Your instructions >> Count every line in the entries that follow where the word "matplotlib" appears, then state only the total.

◆ ◆ ◆ ◆ ◆ ◆ ◆

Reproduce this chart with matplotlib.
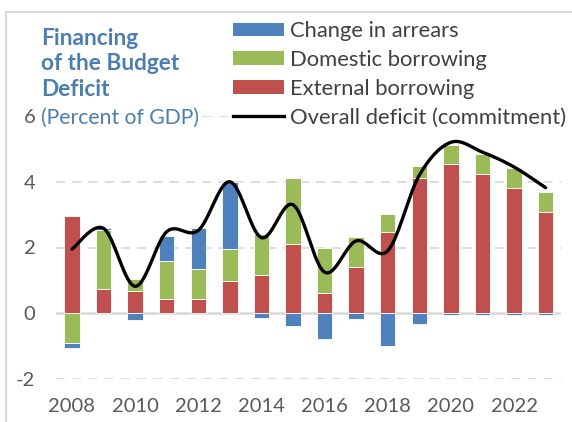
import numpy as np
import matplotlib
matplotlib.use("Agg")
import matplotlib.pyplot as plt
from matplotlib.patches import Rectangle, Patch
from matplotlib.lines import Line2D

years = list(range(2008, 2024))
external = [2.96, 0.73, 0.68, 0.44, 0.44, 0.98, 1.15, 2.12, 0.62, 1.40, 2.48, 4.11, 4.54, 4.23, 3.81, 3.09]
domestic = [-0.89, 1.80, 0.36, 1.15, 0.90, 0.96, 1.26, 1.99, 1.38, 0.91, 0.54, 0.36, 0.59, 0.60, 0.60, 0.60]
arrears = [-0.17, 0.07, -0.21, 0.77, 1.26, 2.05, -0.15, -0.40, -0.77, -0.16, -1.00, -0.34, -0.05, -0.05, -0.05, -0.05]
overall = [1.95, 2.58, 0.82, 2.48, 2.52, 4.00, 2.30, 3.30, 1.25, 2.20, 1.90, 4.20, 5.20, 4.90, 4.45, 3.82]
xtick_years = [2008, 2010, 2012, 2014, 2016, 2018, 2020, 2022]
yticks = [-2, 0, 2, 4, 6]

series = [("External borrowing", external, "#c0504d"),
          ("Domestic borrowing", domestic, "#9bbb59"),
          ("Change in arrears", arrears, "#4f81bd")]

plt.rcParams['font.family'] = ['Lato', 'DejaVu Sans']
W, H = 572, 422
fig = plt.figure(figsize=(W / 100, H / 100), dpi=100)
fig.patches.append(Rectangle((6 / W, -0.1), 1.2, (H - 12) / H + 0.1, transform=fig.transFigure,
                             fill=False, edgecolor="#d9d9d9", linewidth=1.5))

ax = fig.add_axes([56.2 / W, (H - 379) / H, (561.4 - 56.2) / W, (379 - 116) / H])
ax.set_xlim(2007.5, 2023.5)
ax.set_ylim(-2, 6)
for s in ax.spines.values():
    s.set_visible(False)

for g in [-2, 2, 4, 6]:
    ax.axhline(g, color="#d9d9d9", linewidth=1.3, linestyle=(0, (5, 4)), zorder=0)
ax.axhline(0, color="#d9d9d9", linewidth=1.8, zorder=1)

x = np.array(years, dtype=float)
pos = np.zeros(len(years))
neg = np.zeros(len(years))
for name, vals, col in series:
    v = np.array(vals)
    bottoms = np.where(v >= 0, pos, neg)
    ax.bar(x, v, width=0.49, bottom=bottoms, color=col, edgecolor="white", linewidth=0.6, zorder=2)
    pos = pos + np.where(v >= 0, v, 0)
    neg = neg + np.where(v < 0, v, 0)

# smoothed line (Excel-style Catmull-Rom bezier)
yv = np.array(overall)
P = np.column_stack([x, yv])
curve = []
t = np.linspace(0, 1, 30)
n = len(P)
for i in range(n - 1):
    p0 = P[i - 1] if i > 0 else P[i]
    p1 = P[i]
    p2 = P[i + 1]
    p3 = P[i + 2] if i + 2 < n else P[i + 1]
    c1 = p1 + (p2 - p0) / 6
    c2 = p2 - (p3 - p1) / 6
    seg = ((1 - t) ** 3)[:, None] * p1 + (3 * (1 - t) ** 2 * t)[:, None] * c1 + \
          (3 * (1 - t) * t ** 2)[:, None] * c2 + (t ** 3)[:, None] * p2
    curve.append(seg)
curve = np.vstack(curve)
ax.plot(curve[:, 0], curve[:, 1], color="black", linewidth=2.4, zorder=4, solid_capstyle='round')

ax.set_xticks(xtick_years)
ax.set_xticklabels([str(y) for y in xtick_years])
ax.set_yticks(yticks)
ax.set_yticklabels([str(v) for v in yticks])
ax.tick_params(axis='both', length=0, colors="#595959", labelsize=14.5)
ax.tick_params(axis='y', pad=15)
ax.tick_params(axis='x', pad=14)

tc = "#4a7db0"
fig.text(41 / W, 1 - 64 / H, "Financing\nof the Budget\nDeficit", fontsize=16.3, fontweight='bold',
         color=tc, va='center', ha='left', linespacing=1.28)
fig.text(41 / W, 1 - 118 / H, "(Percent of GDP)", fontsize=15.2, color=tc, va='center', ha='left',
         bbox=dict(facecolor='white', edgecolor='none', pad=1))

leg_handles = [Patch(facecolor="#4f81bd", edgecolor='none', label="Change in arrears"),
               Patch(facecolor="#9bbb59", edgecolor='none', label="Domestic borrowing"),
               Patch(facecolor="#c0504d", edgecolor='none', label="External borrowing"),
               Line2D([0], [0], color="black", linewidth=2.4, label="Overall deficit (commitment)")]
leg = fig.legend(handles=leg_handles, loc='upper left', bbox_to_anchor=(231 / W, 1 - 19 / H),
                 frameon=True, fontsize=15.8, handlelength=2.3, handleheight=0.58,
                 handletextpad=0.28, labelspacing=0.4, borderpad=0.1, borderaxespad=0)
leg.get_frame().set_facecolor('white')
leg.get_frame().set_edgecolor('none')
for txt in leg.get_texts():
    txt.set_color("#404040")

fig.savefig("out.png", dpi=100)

◆ ◆ ◆ ◆ ◆ ◆ ◆

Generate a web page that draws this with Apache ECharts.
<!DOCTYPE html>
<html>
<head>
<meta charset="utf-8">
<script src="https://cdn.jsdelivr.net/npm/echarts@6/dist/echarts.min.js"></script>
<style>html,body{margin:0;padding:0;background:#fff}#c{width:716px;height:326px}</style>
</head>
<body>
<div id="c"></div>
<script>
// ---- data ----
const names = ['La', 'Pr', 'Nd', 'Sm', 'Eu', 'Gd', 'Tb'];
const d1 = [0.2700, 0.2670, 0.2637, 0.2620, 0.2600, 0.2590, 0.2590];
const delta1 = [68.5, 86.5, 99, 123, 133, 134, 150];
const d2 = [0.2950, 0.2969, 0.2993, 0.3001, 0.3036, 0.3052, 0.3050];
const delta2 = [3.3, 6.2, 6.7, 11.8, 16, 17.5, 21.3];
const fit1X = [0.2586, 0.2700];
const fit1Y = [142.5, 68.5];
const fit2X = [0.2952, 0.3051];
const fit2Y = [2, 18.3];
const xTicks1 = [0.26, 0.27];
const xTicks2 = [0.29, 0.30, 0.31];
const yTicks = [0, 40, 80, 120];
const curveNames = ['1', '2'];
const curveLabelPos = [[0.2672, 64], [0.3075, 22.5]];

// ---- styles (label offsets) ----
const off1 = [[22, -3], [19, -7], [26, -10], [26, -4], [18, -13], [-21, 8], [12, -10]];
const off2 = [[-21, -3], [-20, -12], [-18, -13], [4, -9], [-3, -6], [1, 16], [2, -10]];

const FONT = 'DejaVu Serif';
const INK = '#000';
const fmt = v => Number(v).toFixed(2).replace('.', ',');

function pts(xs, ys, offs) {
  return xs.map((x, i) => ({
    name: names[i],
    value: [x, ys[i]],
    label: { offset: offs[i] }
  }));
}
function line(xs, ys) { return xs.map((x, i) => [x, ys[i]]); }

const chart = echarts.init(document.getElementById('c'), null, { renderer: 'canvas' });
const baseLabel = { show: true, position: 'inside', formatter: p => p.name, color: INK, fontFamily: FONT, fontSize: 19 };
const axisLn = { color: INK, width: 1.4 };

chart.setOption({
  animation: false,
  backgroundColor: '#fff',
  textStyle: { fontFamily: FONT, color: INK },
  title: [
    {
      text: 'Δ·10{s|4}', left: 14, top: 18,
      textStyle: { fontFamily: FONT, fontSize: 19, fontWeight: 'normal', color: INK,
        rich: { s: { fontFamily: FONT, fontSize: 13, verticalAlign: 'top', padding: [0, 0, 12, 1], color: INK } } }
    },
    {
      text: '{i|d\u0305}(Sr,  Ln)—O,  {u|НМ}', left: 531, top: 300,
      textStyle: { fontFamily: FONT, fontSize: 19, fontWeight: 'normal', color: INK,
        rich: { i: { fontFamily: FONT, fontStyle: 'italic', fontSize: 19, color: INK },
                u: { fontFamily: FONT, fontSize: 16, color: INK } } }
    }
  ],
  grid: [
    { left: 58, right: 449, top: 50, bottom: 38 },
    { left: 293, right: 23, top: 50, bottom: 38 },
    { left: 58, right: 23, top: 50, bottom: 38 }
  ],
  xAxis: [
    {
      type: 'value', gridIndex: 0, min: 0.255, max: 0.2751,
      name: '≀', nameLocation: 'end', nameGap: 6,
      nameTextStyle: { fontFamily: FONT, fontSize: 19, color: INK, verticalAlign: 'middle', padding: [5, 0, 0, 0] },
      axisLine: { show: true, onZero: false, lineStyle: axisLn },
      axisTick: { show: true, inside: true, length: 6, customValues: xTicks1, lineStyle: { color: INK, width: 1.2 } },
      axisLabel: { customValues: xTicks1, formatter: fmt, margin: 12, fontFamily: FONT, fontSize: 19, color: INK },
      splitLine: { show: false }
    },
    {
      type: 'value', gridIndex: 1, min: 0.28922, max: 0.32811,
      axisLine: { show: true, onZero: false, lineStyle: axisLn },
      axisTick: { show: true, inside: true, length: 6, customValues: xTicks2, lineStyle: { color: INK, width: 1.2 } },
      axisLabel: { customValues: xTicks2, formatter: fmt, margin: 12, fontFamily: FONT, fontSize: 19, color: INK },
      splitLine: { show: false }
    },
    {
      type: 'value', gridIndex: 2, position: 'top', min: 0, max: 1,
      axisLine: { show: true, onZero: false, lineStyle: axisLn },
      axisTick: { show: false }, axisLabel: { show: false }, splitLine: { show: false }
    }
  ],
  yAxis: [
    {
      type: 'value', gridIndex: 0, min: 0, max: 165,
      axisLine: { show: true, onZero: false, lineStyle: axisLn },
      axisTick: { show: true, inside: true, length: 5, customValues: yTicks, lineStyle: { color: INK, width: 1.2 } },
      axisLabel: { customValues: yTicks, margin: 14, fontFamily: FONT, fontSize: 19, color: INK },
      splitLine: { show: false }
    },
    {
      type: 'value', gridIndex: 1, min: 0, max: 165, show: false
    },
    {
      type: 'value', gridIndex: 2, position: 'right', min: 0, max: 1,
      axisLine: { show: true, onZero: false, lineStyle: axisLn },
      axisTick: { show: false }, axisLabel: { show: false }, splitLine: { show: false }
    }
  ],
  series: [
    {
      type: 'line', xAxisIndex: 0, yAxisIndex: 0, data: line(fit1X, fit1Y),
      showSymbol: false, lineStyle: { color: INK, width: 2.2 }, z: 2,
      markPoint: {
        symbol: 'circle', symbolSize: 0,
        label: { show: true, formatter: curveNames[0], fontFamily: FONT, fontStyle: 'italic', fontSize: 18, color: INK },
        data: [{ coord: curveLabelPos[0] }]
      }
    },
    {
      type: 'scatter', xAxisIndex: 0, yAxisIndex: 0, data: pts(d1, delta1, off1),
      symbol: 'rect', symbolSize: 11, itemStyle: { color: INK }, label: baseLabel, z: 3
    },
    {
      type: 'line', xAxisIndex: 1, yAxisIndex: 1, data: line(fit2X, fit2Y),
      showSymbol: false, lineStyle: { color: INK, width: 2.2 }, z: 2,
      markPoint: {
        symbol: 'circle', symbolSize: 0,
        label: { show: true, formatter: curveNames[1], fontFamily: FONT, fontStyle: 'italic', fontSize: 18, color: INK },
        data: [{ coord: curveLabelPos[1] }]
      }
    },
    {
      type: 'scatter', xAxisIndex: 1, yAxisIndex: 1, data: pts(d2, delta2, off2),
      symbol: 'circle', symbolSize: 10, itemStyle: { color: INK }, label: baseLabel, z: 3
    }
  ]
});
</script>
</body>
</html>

◆ ◆ ◆ ◆ ◆ ◆ ◆

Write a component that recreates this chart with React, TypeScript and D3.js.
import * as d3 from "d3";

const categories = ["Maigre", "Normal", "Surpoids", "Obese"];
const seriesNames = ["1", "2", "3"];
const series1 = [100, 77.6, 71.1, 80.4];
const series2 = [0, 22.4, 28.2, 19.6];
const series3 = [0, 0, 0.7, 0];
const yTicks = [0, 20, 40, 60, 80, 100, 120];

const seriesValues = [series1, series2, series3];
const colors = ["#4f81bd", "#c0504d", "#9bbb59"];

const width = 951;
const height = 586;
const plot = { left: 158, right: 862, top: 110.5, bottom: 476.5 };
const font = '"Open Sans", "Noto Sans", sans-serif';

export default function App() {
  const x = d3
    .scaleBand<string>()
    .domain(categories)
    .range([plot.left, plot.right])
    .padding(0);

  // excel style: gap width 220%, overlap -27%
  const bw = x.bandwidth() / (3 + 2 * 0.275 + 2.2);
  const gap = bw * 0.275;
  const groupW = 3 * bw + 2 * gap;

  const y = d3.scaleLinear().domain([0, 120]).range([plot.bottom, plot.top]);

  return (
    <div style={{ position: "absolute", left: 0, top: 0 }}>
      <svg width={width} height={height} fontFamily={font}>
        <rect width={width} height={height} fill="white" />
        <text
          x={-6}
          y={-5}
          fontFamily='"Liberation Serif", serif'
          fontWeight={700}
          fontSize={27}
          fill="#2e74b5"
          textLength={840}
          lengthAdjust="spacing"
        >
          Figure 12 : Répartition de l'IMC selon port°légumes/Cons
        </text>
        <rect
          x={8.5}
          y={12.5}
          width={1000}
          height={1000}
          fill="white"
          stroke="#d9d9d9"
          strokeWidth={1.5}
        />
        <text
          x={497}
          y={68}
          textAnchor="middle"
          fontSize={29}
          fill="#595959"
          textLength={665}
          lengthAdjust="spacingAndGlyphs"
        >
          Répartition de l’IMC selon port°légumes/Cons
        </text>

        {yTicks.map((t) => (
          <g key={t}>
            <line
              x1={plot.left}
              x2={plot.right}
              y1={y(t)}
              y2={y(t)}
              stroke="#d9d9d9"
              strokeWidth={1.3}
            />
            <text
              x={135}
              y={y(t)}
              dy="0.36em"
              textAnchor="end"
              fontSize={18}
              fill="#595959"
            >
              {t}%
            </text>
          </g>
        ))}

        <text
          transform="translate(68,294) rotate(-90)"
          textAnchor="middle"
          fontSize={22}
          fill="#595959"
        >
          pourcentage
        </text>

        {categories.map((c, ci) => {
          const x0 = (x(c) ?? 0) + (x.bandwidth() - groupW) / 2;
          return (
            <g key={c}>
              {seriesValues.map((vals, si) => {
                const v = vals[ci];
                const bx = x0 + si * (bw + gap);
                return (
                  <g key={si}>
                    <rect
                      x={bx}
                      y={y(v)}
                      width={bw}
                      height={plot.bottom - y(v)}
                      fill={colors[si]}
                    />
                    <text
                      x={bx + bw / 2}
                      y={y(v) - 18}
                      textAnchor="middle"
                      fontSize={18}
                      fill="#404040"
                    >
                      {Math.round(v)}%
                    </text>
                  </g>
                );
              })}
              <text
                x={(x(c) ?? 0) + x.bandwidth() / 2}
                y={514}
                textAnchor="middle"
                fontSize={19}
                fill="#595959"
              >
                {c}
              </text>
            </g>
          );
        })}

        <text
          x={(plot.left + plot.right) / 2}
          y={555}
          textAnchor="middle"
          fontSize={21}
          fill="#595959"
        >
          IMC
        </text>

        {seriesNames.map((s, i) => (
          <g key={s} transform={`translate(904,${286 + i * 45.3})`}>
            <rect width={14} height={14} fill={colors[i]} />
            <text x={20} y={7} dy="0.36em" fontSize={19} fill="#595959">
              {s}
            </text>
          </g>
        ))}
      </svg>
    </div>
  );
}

◆ ◆ ◆ ◆ ◆ ◆ ◆

Response below >> 6